Check each line of the records for "page"; collect those that have it.

- [Data provided]
[Start]

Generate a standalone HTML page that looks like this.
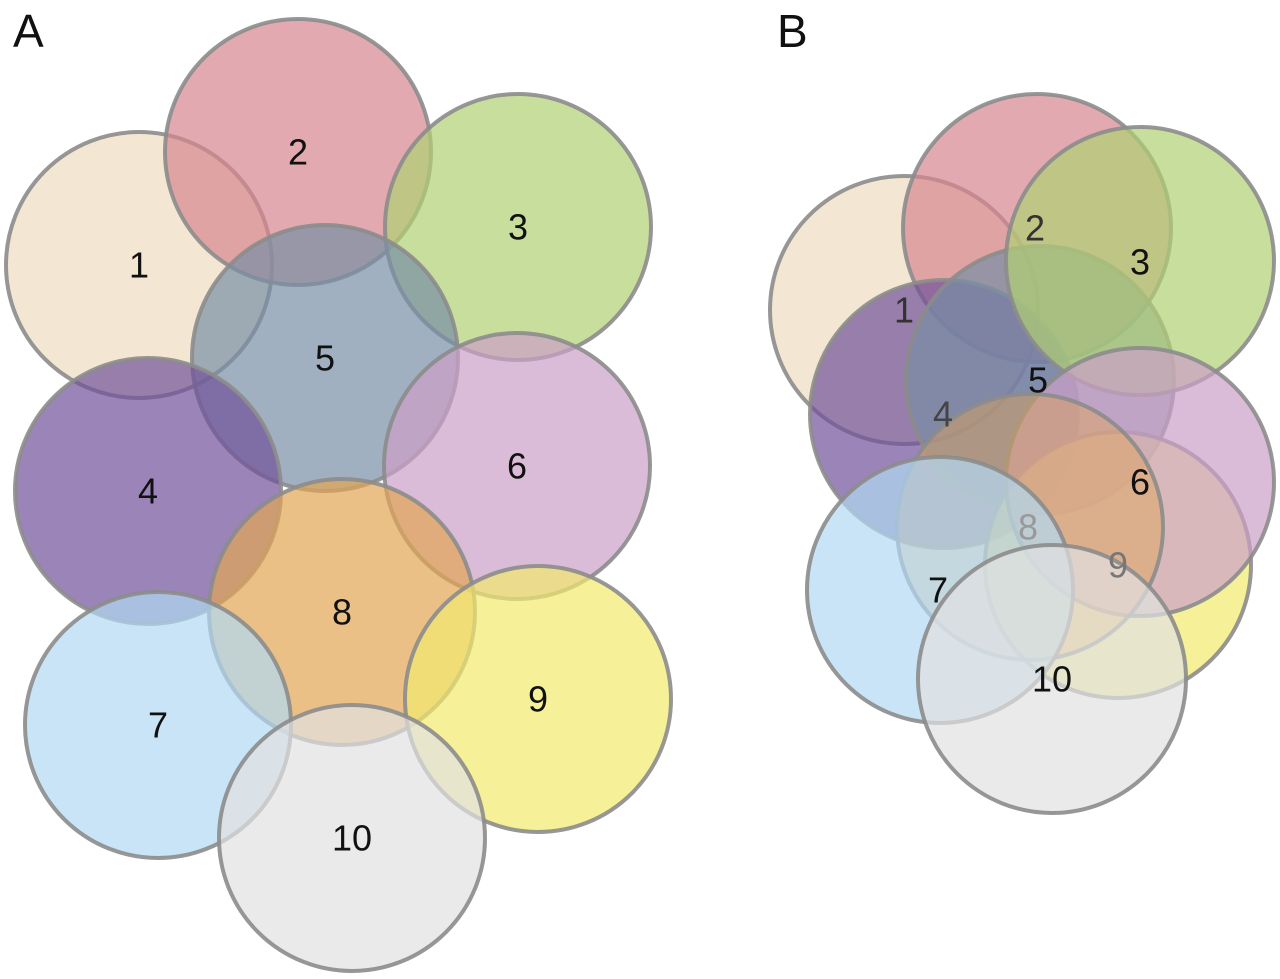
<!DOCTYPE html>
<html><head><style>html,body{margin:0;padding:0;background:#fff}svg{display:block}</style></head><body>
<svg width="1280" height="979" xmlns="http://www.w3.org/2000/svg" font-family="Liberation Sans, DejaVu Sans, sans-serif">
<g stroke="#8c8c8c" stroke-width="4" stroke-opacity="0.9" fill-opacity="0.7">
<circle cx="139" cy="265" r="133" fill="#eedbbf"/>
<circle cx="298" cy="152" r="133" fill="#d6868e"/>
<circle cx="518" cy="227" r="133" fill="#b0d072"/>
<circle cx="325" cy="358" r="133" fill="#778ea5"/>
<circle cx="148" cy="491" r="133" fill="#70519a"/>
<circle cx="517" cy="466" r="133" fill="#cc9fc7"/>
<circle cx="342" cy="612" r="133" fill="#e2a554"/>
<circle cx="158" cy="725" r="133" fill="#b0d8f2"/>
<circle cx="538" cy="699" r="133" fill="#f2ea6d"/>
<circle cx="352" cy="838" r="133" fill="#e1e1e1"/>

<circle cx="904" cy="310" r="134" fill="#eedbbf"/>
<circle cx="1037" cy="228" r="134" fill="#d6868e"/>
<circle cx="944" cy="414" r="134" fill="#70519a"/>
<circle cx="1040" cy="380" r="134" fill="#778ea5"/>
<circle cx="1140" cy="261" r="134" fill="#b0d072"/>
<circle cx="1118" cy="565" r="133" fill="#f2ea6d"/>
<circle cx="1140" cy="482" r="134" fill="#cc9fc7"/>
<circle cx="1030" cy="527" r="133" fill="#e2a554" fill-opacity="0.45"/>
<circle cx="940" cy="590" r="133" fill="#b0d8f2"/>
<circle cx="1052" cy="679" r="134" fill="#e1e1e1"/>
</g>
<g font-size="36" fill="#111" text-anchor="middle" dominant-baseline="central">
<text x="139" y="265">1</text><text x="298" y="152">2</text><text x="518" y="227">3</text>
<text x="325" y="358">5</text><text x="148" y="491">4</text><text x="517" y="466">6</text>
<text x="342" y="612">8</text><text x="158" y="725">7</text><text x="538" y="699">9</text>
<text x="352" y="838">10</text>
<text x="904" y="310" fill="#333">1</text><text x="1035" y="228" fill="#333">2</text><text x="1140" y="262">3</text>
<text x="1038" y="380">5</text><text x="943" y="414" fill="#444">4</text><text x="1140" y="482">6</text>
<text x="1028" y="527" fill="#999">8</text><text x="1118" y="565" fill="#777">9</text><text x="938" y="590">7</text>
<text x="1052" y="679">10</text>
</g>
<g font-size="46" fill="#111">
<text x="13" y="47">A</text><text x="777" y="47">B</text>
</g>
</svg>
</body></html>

[End]
[Start]

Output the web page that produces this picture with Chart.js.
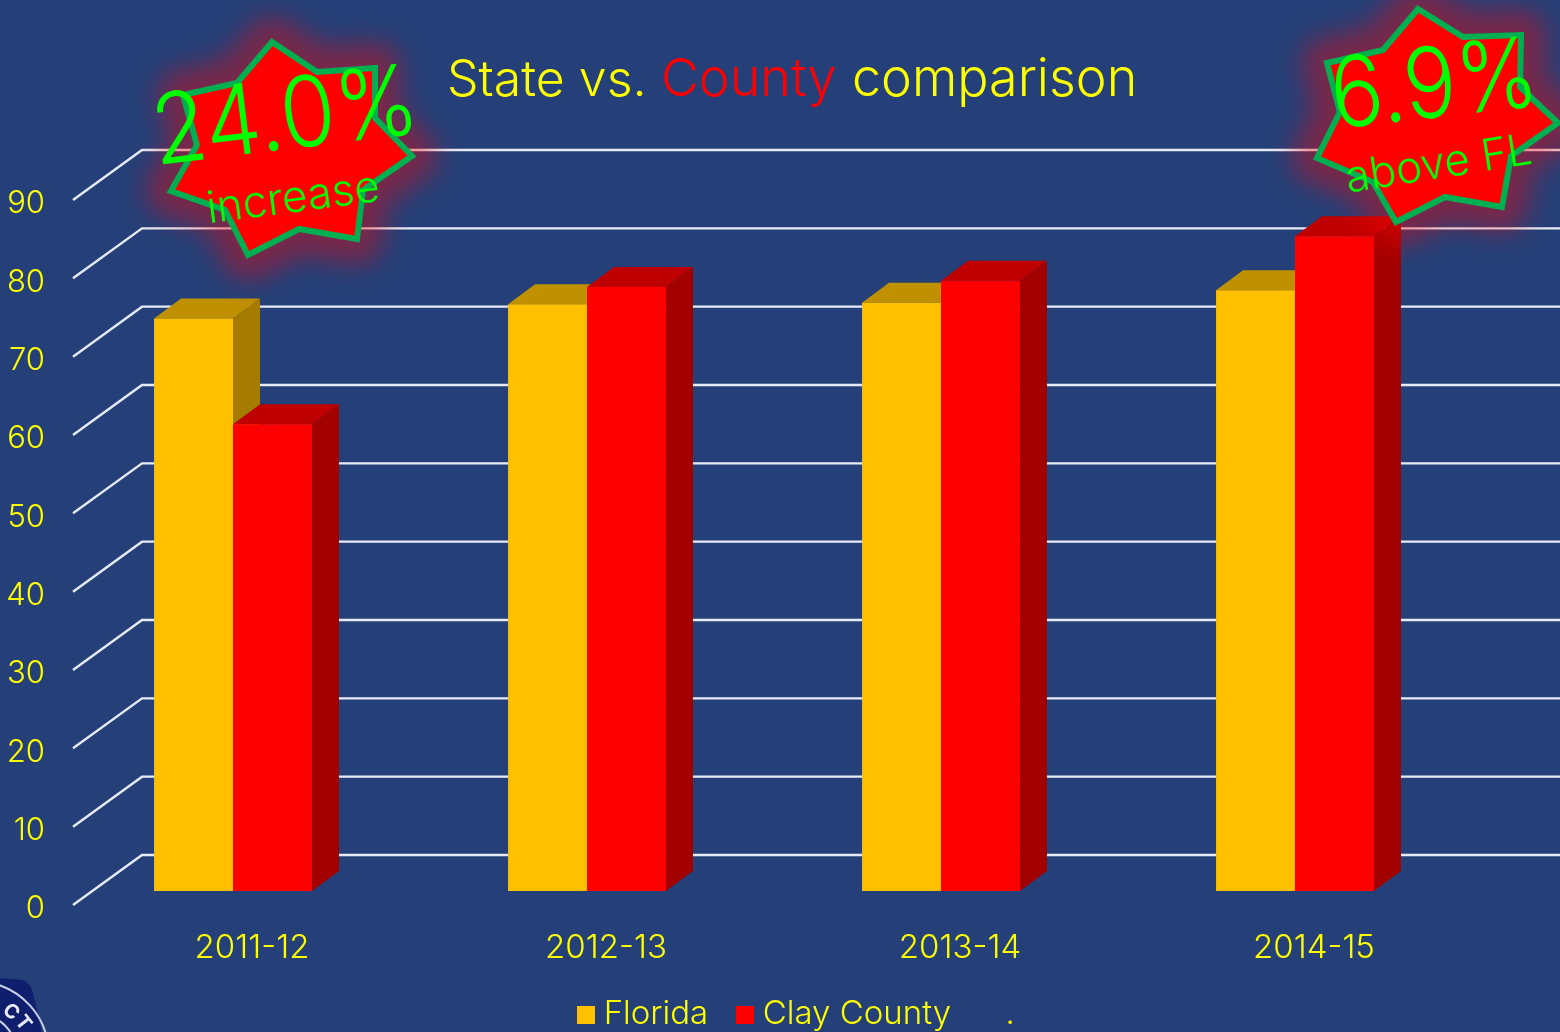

[End]

- [Complete answer]
Generate a standalone HTML page that looks like this.
Output the web page that produces this picture with Chart.js.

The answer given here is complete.